Ed Fritzky, Advanced Executive Program ’91, serves as managing partner at Andreas Capital LLC, a privately held investment firm with holdings in early-stage companies and direct equity positions in publicly traded firms. Earlier he was chairman, chief executive officer, and president of the Immunex Corporation, focused on the discovery and commercialization of breakthrough immune system-based human therapeutics.
During Fritzky’s tenure, Immunex became the world’s third-largest biotechnology company. Lead product Enbrel®, the first biotechnology product approved for the treatment of rheumatoid disease and multiple other conditions, drove billions in sales to become one of the most successful biological therapeutics. Ed also led Immunex’s merger with Amgen in 2002—the industry’s largest merger to that point—and served on Amgen’s board of directors, and has served as an advisor to Amgen.
Forbes Magazine recognized Fritzky as a “Best Boss in America” in 2002 for generating the highest annual shareholder return (more than 67 percent per year) over a six-year period. Fortune magazine designated Immunex one of America’s “Best Places to Work” during his tenure.
Prior to joining Immunex in 1994, Fritzky was president of Lederle Laboratories and launched multiple $100 million-plus products during his tenure. Earlier, he was an executive with Searle Pharmaceuticals, including as president and general manager of Searle Canada, Inc. He began his career as a pharmaceutical sales representative in 1973, after serving as an officer in the U.S. Army Signal Corps.
Among the many other boards and advisory groups on which Fritzky has served are those of Jacobs Engineering, the SonoSite Corporation, the Geron Corporation, United Way, the Medical Affairs Council of the University of Washington, the Biotechnology Industry Organization and the Alliance of Angels. Fritzky’s family’s philanthropic efforts have emphasized leadership and healthcare.
What’s one impact you’d like to highlight?
I’m proud to have seen Immunex grow into a successful biotechnology firm creating significant patient and shareholder value.
The business began as a “high-science” company with focus on immune system science. Our Enbrel product for rheumatoid arthritis, psoriasis and other conditions represented a real breakthrough from both a science and marketing standpoint. I’m pleased to have been part of that success, along with many others along the way, to growing Immunex into what it became.
While those are the end results, I’m most proud of what led to them: when Fortune recognized Immunex as one of the country’s best places to work. I was thrilled. That’s not easily achieved, as it’s based on a confidential survey, and it showed that I helped create what I see as the optimal professional environment: one marked by respect for peers, where people like coming to work every day, enjoy the people they work with and see work as fun. Creating that will promote so many things about discovering and marketing new healthcare technologies.
“Healthcare is a business”—what’s your take on this statement?
Yes, it is.
Like all businesses, the end goal is to satisfy customers. If a healthcare business doesn’t provide real value for customers, it ultimately won’t be successful. You have to innovate, but with the end goal of offering products of value and addressing patients’ needs.
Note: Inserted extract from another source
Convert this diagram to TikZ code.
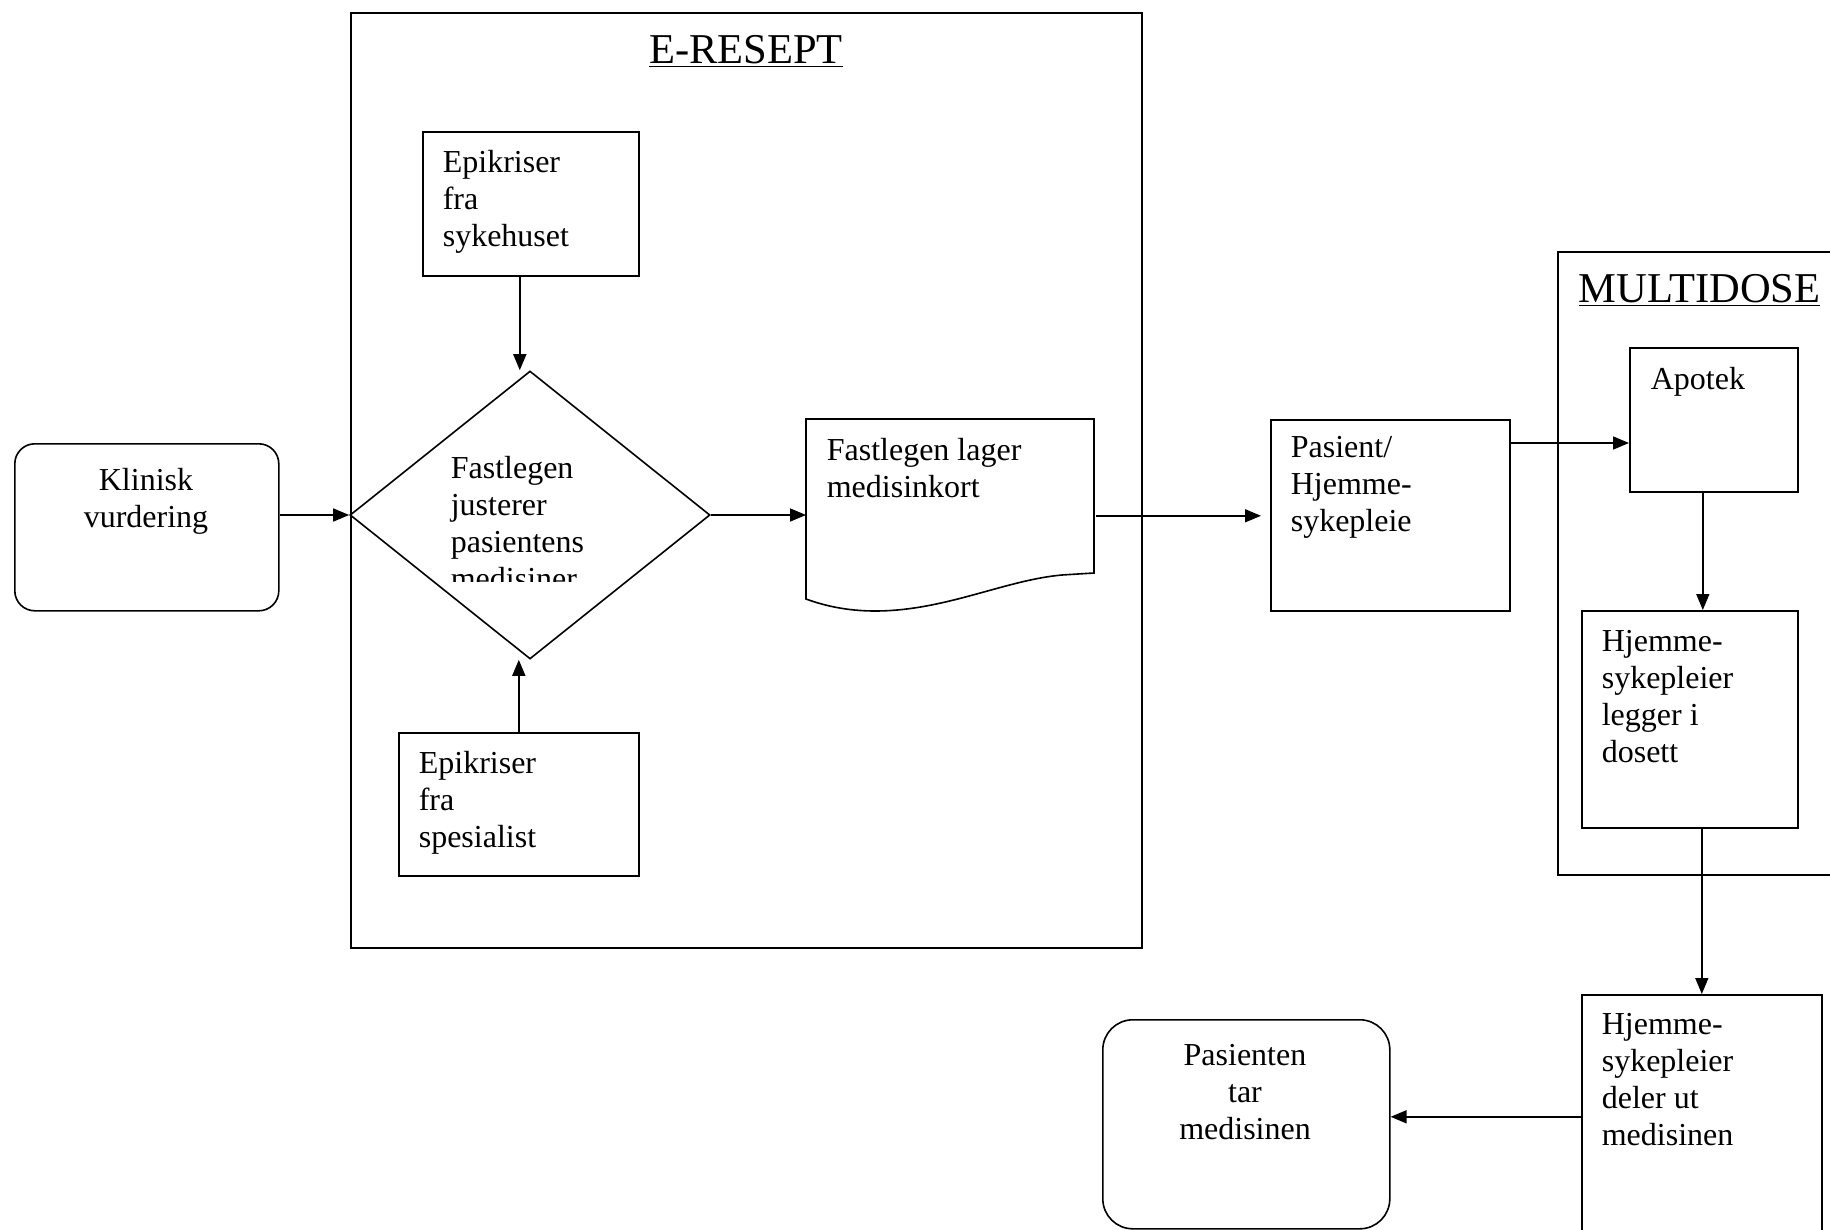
\documentclass[tikz,border=0pt]{standalone}
\usepackage{fontspec}
\setmainfont{Liberation Serif}
\usetikzlibrary{arrows.meta,shapes.geometric}
\begin{document}
\begin{tikzpicture}[x=1pt,y=-1pt,
  every node/.style={line width=1.6pt},
  box/.style={draw,rectangle,inner sep=0pt,anchor=north west},
  rbox/.style={box,rounded corners=#1},
  dia/.style={draw,diamond,inner sep=0pt,minimum width=360pt,minimum height=288pt},
  txt/.style={inner sep=0pt,anchor=north west,align=left,font=\fontsize{32}{37}\selectfont},
  ctxt/.style={inner sep=0pt,anchor=north,align=center,font=\fontsize{32}{37}\selectfont},
  ttl/.style={inner sep=0pt,font=\fontsize{42.5}{50}\selectfont},
  arr/.style={line width=1.6pt,-{Triangle[length=16pt,width=13pt]}},
  ln/.style={line width=1.6pt}]
\useasboundingbox (0,0) rectangle (1830,1230);
\fill[white] (0,0) rectangle (1830,1230);
\clip (0,0) rectangle (1830,1230);

% containers
\node[box,minimum width=791pt,minimum height=935pt] (er) at (350,12) {};
\node[ttl,anchor=base] (ert) at (746,64) {\underline{E-RESEPT}};
\node[box,minimum width=320pt,minimum height=623pt] (md) at (1557,251) {};
\node[ttl,anchor=base west] (mdt) at (1578,303) {\underline{MULTIDOSE}};

% nodes
\node[rbox=20pt,minimum width=264pt,minimum height=167pt] (kli) at (14,443) {};
\node[ctxt] (klit) at (146,467) {Klinisk\\vurdering};

\node[box,minimum width=216pt,minimum height=144pt] (sy) at (422,131) {};
\node[txt] (syt) at (442,149) {Epikriser\\fra\\sykehuset};

\node[dia] (dia) at (530,515) {};
\begin{scope}
  \clip (350,371) rectangle (710,581);
  \node[txt] (diat) at (450,455) {Fastlegen\\justerer\\pasientens\\medisiner};
\end{scope}

\node[box,minimum width=240pt,minimum height=143pt] (sp) at (398,732) {};
\node[txt] (spt) at (418,750) {Epikriser\\fra\\spesialist};

\node[inner sep=0pt,anchor=north west,minimum width=288pt,minimum height=192pt] (doc) at (806,419) {};
\draw[ln] (806,419) -- (1094,419) -- (1094,573) -- (1062,575)
  .. controls (1005,580) and (945,611) .. (875,611)
  .. controls (848,611) and (825,606) .. (806,599) -- cycle;
\node[txt] (doct) at (826,437) {Fastlegen lager\\medisinkort};

\node[box,minimum width=239pt,minimum height=191pt] (pas) at (1270,419) {};
\node[txt] (past) at (1290,436) {Pasient/\\Hjemme-\\sykepleie};

\node[box,minimum width=168pt,minimum height=144pt] (apo) at (1629,347) {};
\node[txt] (apot) at (1650,366) {Apotek};

\node[box,minimum width=216pt,minimum height=217pt] (leg) at (1581,610) {};
\node[txt] (legt) at (1601,630) {Hjemme-\\sykepleier\\legger i\\dosett};

\node[box,minimum width=240pt,minimum height=244pt] (del) at (1581,994) {};
\node[txt] (delt) at (1601,1013) {Hjemme-\\sykepleier\\deler ut\\medisinen};

\node[rbox=30pt,minimum width=287pt,minimum height=209pt] (tar) at (1102,1019) {};
\node[ctxt] (tart) at (1245,1044) {Pasienten\\tar\\medisinen};

% connectors
\draw[arr] (dia.west -| kli.east) -- (dia.west);
\draw[arr] ([xshift=-11pt]sy.south) -- ([xshift=-11pt]sy.south |- dia.north);
\draw[arr] (sp.north) -- (sp.north |- dia.south);
\draw[arr] (dia.east) -- (dia.east -| doc.west);
\draw[arr] (doc.east) -- ([xshift=-9pt]doc.east -| pas.west);
\draw[arr] ([yshift=-24pt]pas.north east) -- ([yshift=-24pt]pas.north east -| apo.west);
\draw[arr] ([xshift=-11pt]apo.south) -- ([xshift=-11pt]apo.south |- leg.north);
\draw[arr] (leg.south -| del.north) -- (del.north);
\draw[arr] (del.west) -- (del.west -| tar.east);
\end{tikzpicture}
\end{document}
At the same time, healthcare is not just another business arena because it’s all about people facing some kind of medical challenge. So there is much more exposure to risk, from a business standpoint. If you’re helping people who are suffering, you may be placing their life in jeopardy if you don’t do the right thing for them. That means you have to pay extra extra attention to questions of patient health, ethical issues and matters of public trust.
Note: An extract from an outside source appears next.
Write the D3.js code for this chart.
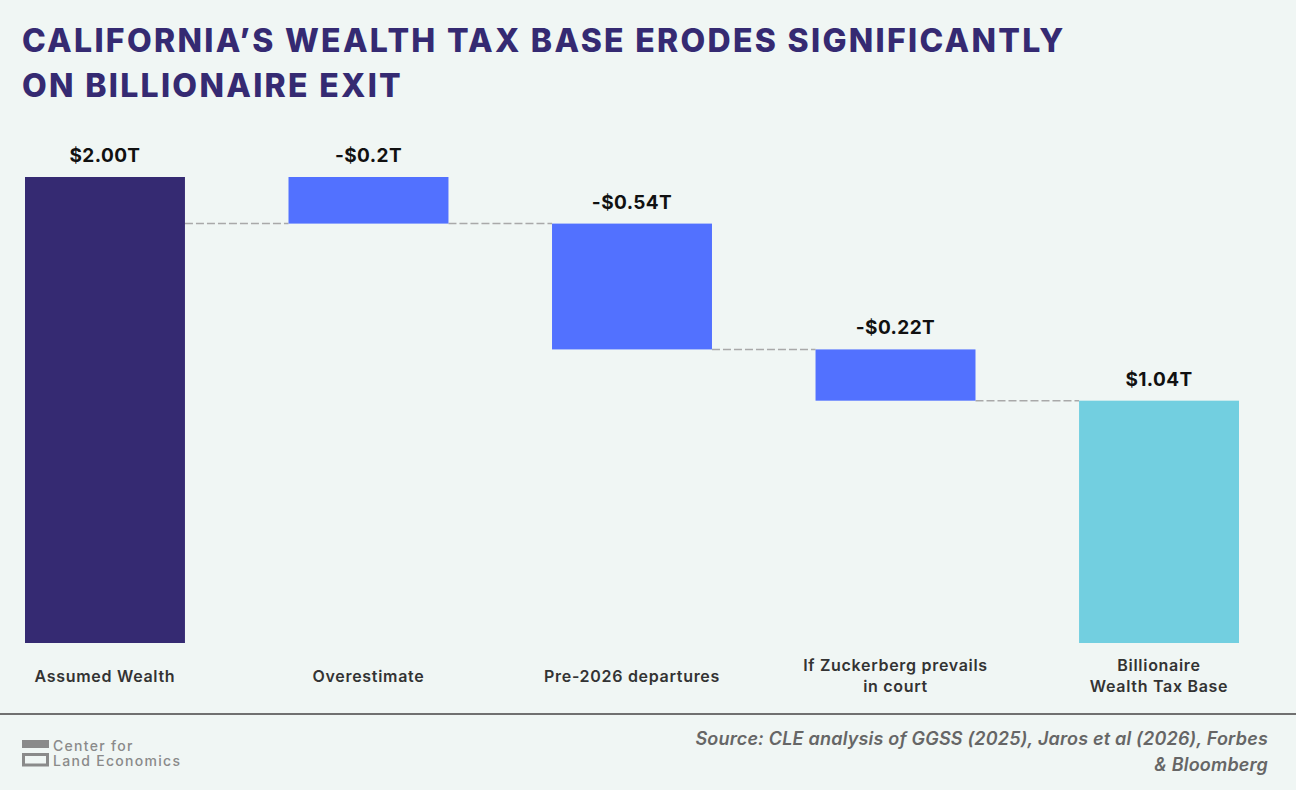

Healthcare is indeed a business. But it’s one where the stakes are much, much higher.
How has Kellogg been of value for you?
I was at Kellogg many years ago, but remember it vividly and have benefited from it significantly.
My program was for higher-level executives still early in their careers. We were 50-60 people from all over the world, meeting seven days a week for months—it was an intense, boot camp-like experience with outstanding results.
For me it was a great capstone on leadership development. I remember how passionate the professors were about teaching leadership. Kellogg helped me appreciate how critical it is for leaders to develop a point of view on where their business should go, so that everyone in the company has a strong consensus on what the business is ultimately trying to accomplish and how they can contribute. The larger the business, the harder it is to achieve that.
Kellogg also helped enhance my strategy development skills, especially when it came to putting all the elements together: product, marketing, operations, culture and others. At Kellogg I took my first course on ethics, which was critical for appreciating the big picture of ethical behavior, such as when we looked to do business in countries that have their own standards on this dimension.
What’s your advice for rising leaders in healthcare and business more broadly?
This is the “commencement speech” part.
You’re never too young or too old to be a real playmaker in your business. No matter your role, you can drive enormous change by identifying problems and taking initiative to resolve these.
Work on leading change and fixing things. Be out there on the playing field, not on the sidelines. Always look for ways to go beyond your job description or assigned responsibilities.
In healthcare, do all of this while also being cognizant of the high stakes for patients. Because of those you have to be at the top of your game all the time.